### [What you will do]
Within the material below, find each line bearing the word "LaTeX" and present it.
§
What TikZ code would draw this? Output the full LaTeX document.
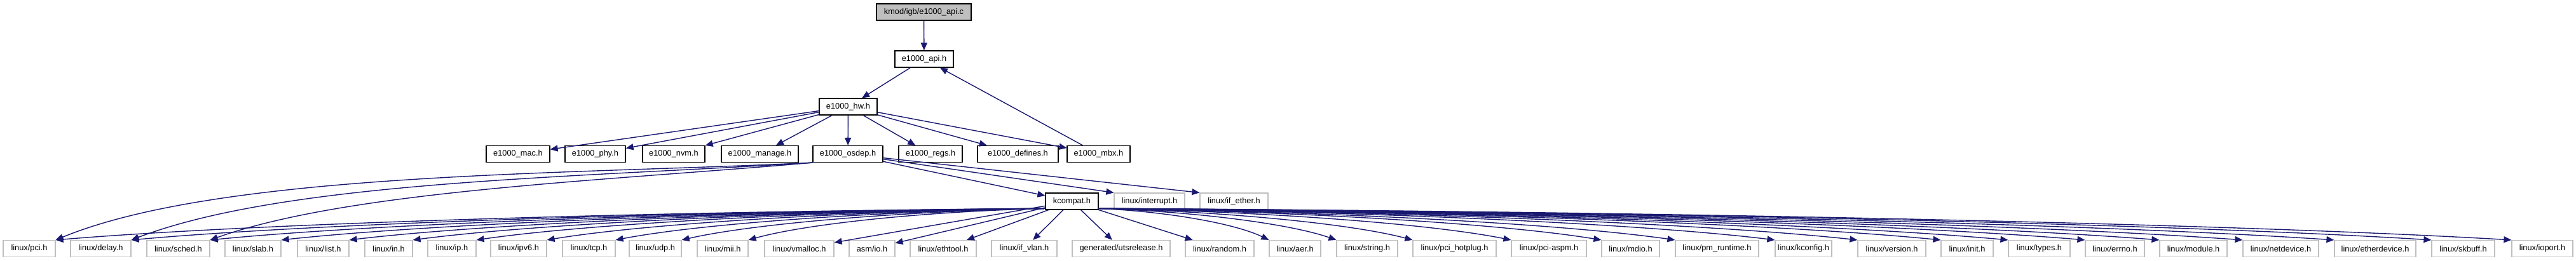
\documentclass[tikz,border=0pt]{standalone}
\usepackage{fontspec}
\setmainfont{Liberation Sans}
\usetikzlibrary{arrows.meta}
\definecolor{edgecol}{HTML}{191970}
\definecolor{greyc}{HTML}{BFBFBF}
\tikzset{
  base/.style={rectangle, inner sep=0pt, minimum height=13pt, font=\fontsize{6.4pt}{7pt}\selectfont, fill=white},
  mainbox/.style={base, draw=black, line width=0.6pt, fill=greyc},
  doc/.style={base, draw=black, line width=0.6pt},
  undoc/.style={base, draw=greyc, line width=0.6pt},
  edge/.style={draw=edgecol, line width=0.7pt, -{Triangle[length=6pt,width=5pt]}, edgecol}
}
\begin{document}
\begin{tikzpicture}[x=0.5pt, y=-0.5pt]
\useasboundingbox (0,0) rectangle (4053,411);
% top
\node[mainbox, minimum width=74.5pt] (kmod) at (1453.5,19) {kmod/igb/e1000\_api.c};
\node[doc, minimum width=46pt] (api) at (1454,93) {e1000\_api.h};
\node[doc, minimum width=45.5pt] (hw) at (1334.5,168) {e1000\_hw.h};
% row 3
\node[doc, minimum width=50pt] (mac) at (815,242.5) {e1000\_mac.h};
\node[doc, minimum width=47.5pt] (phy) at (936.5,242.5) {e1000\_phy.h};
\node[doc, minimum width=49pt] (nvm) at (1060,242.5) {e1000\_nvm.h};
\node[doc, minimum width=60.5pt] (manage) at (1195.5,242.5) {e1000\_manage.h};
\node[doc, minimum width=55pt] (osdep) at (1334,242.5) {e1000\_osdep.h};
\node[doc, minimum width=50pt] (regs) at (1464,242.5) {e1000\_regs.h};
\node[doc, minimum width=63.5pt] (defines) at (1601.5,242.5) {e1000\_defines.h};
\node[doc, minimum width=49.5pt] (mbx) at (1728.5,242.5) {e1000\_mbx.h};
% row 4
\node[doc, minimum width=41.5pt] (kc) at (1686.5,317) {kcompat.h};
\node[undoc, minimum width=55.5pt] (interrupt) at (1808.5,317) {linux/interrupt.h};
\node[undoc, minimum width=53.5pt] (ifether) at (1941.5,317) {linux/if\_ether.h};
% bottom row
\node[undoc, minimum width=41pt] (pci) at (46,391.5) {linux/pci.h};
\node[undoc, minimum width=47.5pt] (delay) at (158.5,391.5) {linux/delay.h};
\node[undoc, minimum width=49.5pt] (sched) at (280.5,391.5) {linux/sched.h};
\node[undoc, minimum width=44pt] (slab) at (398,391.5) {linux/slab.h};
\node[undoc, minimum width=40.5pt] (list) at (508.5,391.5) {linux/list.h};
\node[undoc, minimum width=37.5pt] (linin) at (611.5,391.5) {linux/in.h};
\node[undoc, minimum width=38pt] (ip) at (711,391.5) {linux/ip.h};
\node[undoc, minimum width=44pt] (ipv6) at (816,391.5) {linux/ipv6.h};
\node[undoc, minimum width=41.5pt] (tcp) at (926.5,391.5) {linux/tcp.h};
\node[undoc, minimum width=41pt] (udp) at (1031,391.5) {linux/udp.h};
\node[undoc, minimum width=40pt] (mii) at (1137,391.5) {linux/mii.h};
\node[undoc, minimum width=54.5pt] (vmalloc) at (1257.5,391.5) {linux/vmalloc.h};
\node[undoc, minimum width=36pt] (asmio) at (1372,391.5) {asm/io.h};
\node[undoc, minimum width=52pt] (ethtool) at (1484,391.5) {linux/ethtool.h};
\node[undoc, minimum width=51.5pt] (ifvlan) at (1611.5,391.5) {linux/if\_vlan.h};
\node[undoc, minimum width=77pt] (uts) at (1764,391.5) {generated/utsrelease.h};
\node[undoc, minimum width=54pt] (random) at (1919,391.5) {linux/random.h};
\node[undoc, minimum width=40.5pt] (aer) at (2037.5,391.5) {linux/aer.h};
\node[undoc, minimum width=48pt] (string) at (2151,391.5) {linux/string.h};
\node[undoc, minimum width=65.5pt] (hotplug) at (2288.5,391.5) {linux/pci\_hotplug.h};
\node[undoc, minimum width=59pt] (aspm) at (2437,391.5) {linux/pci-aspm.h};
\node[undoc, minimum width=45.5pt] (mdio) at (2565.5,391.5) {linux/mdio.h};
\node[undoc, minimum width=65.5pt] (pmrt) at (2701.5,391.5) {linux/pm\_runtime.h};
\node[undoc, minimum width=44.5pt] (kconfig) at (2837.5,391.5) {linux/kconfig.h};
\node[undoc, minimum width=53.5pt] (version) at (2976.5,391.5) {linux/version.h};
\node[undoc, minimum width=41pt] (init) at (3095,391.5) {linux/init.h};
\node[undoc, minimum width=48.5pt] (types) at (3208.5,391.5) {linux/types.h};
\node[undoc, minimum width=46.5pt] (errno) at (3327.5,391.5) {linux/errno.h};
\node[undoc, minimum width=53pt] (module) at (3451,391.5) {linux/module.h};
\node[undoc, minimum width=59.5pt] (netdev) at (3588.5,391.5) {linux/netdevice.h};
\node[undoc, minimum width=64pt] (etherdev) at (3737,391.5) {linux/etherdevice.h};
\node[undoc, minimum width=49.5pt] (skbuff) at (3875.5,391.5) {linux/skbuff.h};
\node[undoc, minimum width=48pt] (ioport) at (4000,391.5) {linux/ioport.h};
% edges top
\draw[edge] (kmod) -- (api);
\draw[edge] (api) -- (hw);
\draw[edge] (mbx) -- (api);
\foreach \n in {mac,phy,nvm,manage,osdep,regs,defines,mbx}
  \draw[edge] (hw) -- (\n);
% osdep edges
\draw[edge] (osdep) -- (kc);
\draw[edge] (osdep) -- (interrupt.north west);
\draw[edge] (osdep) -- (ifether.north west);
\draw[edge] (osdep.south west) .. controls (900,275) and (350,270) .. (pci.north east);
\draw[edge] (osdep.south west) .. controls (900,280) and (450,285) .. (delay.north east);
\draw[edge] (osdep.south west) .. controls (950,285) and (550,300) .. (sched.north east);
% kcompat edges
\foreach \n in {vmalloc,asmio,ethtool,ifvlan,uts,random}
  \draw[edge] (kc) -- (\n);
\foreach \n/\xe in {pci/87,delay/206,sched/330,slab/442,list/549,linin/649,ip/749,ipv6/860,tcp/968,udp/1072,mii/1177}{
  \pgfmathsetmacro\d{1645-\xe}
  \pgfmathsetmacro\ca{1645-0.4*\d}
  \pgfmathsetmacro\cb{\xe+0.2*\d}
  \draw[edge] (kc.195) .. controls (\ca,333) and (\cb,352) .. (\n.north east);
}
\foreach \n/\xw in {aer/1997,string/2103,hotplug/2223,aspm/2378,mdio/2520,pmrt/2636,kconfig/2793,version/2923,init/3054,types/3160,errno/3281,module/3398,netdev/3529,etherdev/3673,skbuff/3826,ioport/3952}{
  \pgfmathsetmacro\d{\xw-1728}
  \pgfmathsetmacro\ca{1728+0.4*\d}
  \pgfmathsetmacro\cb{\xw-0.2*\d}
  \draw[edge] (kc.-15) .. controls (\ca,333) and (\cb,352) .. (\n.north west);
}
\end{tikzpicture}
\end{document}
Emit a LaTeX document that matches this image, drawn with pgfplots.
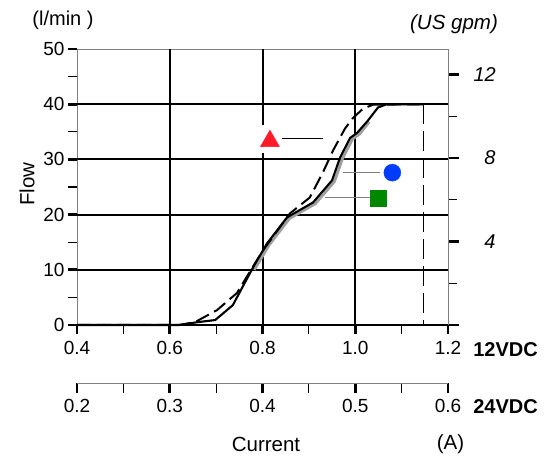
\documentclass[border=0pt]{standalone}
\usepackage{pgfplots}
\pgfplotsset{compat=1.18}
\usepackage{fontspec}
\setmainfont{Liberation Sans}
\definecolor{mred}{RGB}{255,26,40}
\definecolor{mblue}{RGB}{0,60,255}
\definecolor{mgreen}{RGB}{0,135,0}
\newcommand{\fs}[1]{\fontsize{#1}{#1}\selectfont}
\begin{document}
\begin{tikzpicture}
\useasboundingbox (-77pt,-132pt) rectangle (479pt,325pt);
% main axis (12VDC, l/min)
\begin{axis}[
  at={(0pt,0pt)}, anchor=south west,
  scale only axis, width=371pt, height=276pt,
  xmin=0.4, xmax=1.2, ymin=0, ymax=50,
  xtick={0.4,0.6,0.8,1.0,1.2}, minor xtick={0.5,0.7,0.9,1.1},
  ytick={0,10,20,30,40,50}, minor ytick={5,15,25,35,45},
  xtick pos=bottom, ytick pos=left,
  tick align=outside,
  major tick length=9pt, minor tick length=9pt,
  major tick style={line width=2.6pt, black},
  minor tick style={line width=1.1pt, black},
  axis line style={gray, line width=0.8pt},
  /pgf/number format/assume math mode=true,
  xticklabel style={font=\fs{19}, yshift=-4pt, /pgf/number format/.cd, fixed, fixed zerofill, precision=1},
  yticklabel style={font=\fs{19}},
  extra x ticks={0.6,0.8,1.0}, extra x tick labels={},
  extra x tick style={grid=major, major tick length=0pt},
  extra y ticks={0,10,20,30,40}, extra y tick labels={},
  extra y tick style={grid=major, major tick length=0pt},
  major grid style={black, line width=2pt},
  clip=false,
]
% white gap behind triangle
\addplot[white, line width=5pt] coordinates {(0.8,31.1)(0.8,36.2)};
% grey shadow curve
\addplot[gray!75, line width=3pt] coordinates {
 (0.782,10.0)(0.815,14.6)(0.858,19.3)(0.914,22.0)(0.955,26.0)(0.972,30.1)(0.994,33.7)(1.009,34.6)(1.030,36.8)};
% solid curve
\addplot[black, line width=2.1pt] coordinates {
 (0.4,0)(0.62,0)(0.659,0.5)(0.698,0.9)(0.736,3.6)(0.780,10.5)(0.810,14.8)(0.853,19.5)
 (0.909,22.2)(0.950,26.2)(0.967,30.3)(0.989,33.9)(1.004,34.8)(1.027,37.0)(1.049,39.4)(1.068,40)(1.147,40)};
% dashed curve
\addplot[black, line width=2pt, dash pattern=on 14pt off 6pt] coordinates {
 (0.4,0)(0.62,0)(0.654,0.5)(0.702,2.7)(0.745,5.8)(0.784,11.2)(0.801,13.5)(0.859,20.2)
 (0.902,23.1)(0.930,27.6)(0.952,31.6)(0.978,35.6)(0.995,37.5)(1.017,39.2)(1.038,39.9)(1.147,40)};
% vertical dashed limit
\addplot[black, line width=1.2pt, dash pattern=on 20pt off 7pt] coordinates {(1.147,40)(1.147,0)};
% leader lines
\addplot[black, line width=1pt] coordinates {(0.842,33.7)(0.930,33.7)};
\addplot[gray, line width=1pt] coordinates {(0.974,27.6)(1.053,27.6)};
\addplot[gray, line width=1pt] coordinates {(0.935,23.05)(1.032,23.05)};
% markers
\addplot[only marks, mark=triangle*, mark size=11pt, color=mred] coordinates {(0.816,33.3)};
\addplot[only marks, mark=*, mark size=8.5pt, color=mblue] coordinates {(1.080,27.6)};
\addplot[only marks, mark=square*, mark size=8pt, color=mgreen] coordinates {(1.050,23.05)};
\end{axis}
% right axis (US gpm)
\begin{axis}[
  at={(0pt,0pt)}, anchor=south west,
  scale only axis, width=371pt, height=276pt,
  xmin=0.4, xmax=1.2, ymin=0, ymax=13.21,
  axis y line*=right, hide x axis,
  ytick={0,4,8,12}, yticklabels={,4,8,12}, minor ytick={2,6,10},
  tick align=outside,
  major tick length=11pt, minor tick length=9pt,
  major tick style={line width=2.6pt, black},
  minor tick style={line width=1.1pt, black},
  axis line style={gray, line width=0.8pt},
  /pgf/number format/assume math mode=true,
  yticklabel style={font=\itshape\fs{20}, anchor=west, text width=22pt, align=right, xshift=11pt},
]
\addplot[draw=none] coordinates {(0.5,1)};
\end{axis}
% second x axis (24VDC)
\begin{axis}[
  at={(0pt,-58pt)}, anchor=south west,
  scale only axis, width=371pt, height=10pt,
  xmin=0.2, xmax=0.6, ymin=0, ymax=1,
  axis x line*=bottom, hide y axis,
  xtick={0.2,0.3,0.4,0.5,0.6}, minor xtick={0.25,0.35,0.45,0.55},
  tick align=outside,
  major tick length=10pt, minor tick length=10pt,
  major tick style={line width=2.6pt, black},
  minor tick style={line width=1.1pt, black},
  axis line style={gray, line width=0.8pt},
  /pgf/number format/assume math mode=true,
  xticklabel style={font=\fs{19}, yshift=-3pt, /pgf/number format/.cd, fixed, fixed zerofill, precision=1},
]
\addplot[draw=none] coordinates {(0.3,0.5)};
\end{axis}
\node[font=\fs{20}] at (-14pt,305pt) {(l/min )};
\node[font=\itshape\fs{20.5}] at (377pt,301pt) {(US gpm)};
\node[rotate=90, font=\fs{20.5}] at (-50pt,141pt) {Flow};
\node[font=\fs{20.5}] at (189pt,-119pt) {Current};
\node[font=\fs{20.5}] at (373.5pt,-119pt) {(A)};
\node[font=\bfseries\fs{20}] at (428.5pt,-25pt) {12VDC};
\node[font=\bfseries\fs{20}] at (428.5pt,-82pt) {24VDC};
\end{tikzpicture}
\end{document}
§
### [Exercise answer]
What TikZ code would draw this? Output the full LaTeX document.
Emit a LaTeX document that matches this image, drawn with pgfplots.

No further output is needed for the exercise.